Le peuple allemand ne pouvait être tenu pour collectivement responsable du nazisme.
Il y a des discours meurtriers. Malheureusement, les meurtres appellent facilement
les discours meurtriers et s’enclenchent alors la spirale que rien ne peut
arrêter. Jusqu’au sacrifice du bouc émissaire.

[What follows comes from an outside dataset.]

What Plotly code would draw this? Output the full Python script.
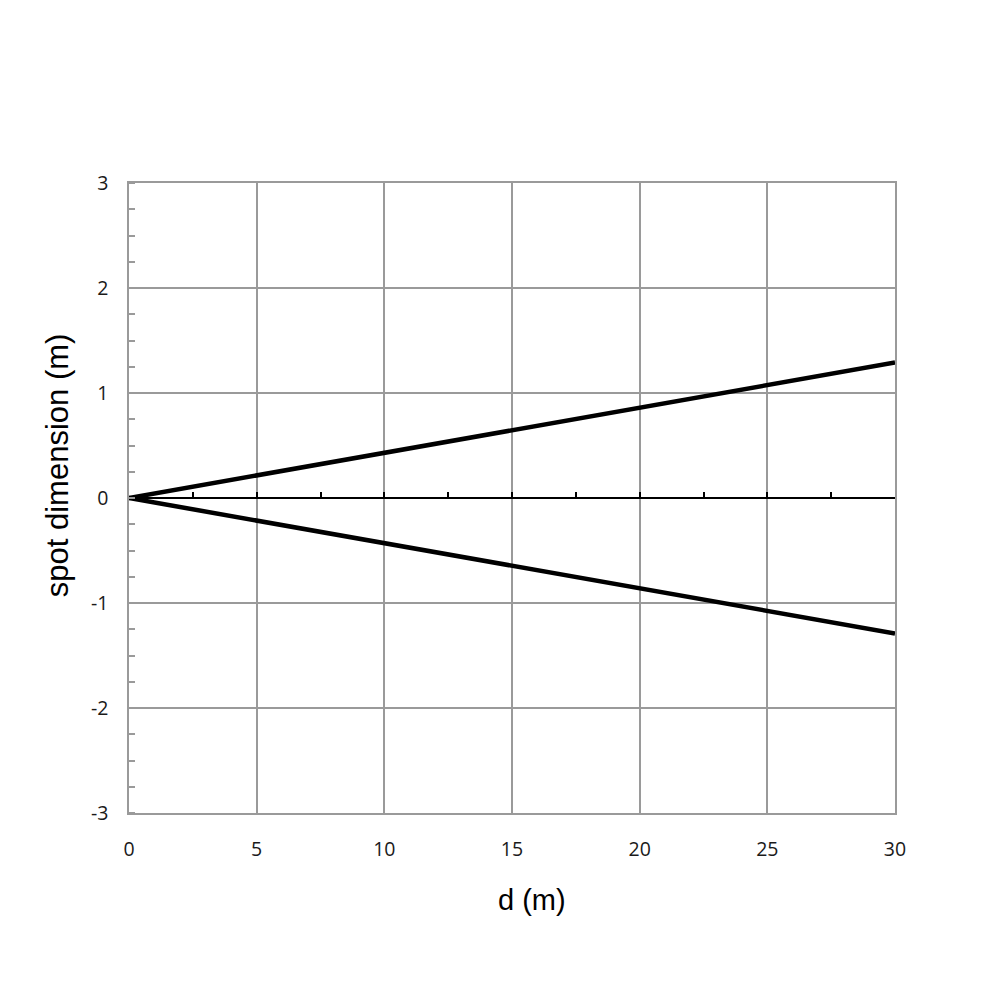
import plotly.graph_objects as go

# data
d = [0, 30]
upper = [0, 1.29]
lower = [0, -1.29]
x_ticks = [0, 5, 10, 15, 20, 25, 30]
y_ticks = [-3, -2, -1, 0, 1, 2, 3]
y_labels = ['-3', '-2', '-1', '0', '1', '2', '3']

grid = '#9a9a9a'
tickfont = dict(family='Open Sans', size=19.5, color='#1a1a1a')
titlefont = dict(family='Liberation Sans', color='black')

fig = go.Figure()
fig.add_trace(go.Scatter(x=d, y=upper, mode='lines',
                         line=dict(color='black', width=4.5), hoverinfo='none'))
fig.add_trace(go.Scatter(x=d, y=lower, mode='lines',
                         line=dict(color='black', width=4.5), hoverinfo='none'))
# dummy trace so the axis through y=0 gets drawn
fig.add_trace(go.Scatter(x=d, y=[0, 0], xaxis='x2', mode='lines',
                         line=dict(color='black', width=1.5), hoverinfo='none'))

fig.update_layout(
    width=1000, height=1000,
    showlegend=False,
    plot_bgcolor='white', paper_bgcolor='white',
    margin=dict(l=121, r=113, t=175, b=195),
    xaxis=dict(range=[0, 30], tickvals=x_ticks,
               showgrid=True, gridcolor=grid, gridwidth=1.5,
               showline=True, linecolor=grid, linewidth=1.5, mirror=True,
               zeroline=False, ticks='', tickfont=tickfont,
               ticklabelstandoff=18),
    xaxis2=dict(range=[0, 30], overlaying='x', anchor='free', position=0.5,
                side='bottom', showgrid=False, zeroline=False,
                showline=True, linecolor='black', linewidth=1.5,
                ticks='inside', dtick=2.5, tick0=0, ticklen=5, tickwidth=1.5,
                tickcolor='black', showticklabels=False),
    yaxis=dict(range=[-3, 3], tickvals=y_ticks, ticktext=y_labels,
               showgrid=True, gridcolor=grid, gridwidth=1.5,
               showline=True, linecolor=grid, linewidth=1.5, mirror=True,
               zeroline=False, ticks='', tickfont=tickfont,
               ticklabelstandoff=15,
               minor=dict(dtick=0.25, ticks='inside', ticklen=6, tickwidth=1.5,
                          tickcolor=grid, showgrid=False)),
    annotations=[
        dict(text='d (m)', xref='paper', yref='paper', x=0.526, y=-0.138,
             xanchor='center', yanchor='middle', showarrow=False,
             font=dict(titlefont, size=29)),
        dict(text='spot dimension (m)', xref='paper', yref='paper',
             x=-0.094, y=0.552, textangle=-90,
             xanchor='center', yanchor='middle', showarrow=False,
             font=dict(titlefont, size=31)),
    ],
)

fig.write_html('out.html')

Pour clore ces réflexions, rappelons tout de même que la loi
du talion est une loi barbare, et qu’après l’Ancien testament, il y a eu le Nouveau
qui réfute explicitement la loi du talion. La vengeance est, au demeurant,
mauvaise conseillère politique. Les Américains ont voulu se venger des talibans
et d’Al-Qaida (qui étaient pourtant largement leurs créatures démoniaques) en
envahissant l’Afghanistan. Expédition coûteuse qui s’est terminée par un échec
piteux et le retour des talibans, pour le pire. Les Israéliens sont devant le
même cas que les Américains après le 11 septembre et ils sont tentés de
suivre la même politique absurde que Bush.